Write the material out again in full, word for word. Do not include the pictures.

▼

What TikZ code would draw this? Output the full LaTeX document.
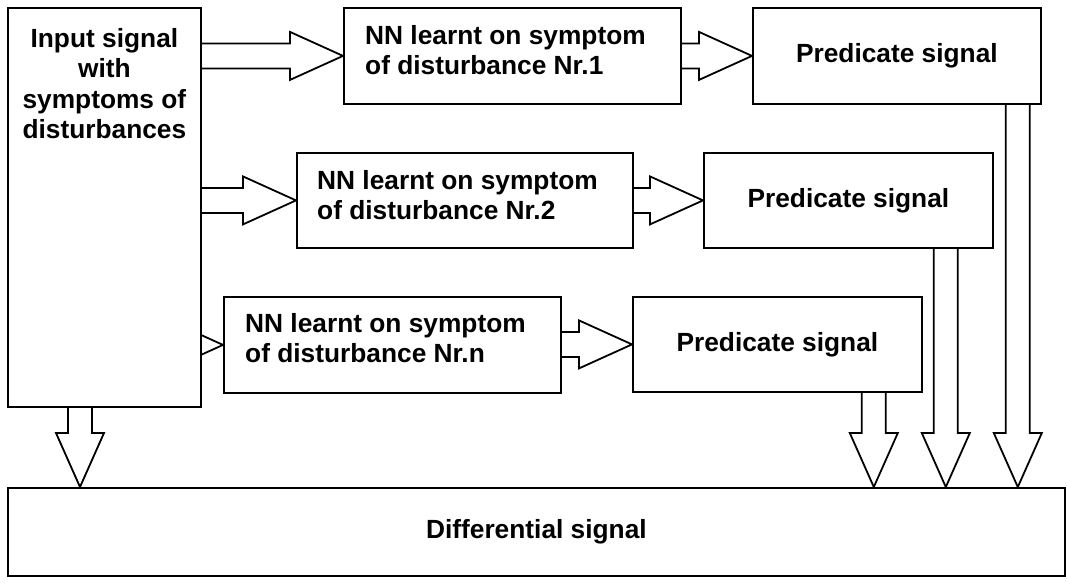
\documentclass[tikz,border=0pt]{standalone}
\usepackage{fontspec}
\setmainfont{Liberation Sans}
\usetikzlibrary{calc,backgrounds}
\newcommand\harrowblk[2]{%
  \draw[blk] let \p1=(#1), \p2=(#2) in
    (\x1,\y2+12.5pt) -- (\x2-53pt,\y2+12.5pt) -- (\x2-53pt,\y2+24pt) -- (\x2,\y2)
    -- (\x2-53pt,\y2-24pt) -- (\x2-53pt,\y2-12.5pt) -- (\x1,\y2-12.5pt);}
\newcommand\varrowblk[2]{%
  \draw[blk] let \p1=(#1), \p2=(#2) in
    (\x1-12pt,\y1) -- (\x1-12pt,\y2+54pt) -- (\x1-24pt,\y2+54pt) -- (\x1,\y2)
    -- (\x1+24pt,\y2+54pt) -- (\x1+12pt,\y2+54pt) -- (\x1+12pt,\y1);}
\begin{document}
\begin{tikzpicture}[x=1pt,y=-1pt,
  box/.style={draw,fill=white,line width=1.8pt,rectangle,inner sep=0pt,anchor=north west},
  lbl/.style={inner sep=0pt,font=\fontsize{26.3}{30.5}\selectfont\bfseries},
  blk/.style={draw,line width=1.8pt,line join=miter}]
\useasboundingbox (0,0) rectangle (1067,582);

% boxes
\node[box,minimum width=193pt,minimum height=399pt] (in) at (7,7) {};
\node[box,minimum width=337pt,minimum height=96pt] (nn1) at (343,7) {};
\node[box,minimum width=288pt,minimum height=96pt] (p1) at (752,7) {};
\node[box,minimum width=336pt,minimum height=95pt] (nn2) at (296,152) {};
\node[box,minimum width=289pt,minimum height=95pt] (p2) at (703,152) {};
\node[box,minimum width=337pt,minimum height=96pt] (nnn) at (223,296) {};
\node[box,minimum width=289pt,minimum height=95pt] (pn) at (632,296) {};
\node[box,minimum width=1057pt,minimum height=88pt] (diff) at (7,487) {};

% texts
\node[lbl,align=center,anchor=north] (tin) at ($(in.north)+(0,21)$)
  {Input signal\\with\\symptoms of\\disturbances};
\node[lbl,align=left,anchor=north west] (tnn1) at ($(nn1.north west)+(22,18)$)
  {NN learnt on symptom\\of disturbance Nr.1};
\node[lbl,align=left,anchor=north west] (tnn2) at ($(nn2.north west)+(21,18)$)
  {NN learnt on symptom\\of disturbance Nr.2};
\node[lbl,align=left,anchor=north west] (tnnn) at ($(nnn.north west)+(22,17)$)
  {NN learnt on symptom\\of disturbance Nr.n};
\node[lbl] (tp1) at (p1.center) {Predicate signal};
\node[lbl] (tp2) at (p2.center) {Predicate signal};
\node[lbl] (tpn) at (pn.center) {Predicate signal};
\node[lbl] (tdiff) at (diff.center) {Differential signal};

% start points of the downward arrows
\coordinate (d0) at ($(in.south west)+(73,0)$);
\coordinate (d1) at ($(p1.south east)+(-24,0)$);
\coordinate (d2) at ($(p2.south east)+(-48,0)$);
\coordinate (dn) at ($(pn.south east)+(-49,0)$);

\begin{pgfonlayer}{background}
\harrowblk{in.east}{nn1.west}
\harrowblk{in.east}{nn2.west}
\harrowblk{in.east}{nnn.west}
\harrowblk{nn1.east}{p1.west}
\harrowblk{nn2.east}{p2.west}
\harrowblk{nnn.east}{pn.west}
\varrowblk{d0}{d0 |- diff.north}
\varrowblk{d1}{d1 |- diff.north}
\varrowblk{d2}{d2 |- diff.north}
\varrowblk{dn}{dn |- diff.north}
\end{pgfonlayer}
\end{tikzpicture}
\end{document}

▲

| Task solution |
What TikZ code would draw this? Output the full LaTeX document.
\documentclass[tikz,border=0pt]{standalone}
\usepackage{fontspec}
\setmainfont{Liberation Sans}
\usetikzlibrary{calc,backgrounds}
\newcommand\harrowblk[2]{%
  \draw[blk] let \p1=(#1), \p2=(#2) in
    (\x1,\y2+12.5pt) -- (\x2-53pt,\y2+12.5pt) -- (\x2-53pt,\y2+24pt) -- (\x2,\y2)
    -- (\x2-53pt,\y2-24pt) -- (\x2-53pt,\y2-12.5pt) -- (\x1,\y2-12.5pt);}
\newcommand\varrowblk[2]{%
  \draw[blk] let \p1=(#1), \p2=(#2) in
    (\x1-12pt,\y1) -- (\x1-12pt,\y2+54pt) -- (\x1-24pt,\y2+54pt) -- (\x1,\y2)
    -- (\x1+24pt,\y2+54pt) -- (\x1+12pt,\y2+54pt) -- (\x1+12pt,\y1);}
\begin{document}
\begin{tikzpicture}[x=1pt,y=-1pt,
  box/.style={draw,fill=white,line width=1.8pt,rectangle,inner sep=0pt,anchor=north west},
  lbl/.style={inner sep=0pt,font=\fontsize{26.3}{30.5}\selectfont\bfseries},
  blk/.style={draw,line width=1.8pt,line join=miter}]
\useasboundingbox (0,0) rectangle (1067,582);

% boxes
\node[box,minimum width=193pt,minimum height=399pt] (in) at (7,7) {};
\node[box,minimum width=337pt,minimum height=96pt] (nn1) at (343,7) {};
\node[box,minimum width=288pt,minimum height=96pt] (p1) at (752,7) {};
\node[box,minimum width=336pt,minimum height=95pt] (nn2) at (296,152) {};
\node[box,minimum width=289pt,minimum height=95pt] (p2) at (703,152) {};
\node[box,minimum width=337pt,minimum height=96pt] (nnn) at (223,296) {};
\node[box,minimum width=289pt,minimum height=95pt] (pn) at (632,296) {};
\node[box,minimum width=1057pt,minimum height=88pt] (diff) at (7,487) {};

% texts
\node[lbl,align=center,anchor=north] (tin) at ($(in.north)+(0,21)$)
  {Input signal\\with\\symptoms of\\disturbances};
\node[lbl,align=left,anchor=north west] (tnn1) at ($(nn1.north west)+(22,18)$)
  {NN learnt on symptom\\of disturbance Nr.1};
\node[lbl,align=left,anchor=north west] (tnn2) at ($(nn2.north west)+(21,18)$)
  {NN learnt on symptom\\of disturbance Nr.2};
\node[lbl,align=left,anchor=north west] (tnnn) at ($(nnn.north west)+(22,17)$)
  {NN learnt on symptom\\of disturbance Nr.n};
\node[lbl] (tp1) at (p1.center) {Predicate signal};
\node[lbl] (tp2) at (p2.center) {Predicate signal};
\node[lbl] (tpn) at (pn.center) {Predicate signal};
\node[lbl] (tdiff) at (diff.center) {Differential signal};

% start points of the downward arrows
\coordinate (d0) at ($(in.south west)+(73,0)$);
\coordinate (d1) at ($(p1.south east)+(-24,0)$);
\coordinate (d2) at ($(p2.south east)+(-48,0)$);
\coordinate (dn) at ($(pn.south east)+(-49,0)$);

\begin{pgfonlayer}{background}
\harrowblk{in.east}{nn1.west}
\harrowblk{in.east}{nn2.west}
\harrowblk{in.east}{nnn.west}
\harrowblk{nn1.east}{p1.west}
\harrowblk{nn2.east}{p2.west}
\harrowblk{nnn.east}{pn.west}
\varrowblk{d0}{d0 |- diff.north}
\varrowblk{d1}{d1 |- diff.north}
\varrowblk{d2}{d2 |- diff.north}
\varrowblk{dn}{dn |- diff.north}
\end{pgfonlayer}
\end{tikzpicture}
\end{document}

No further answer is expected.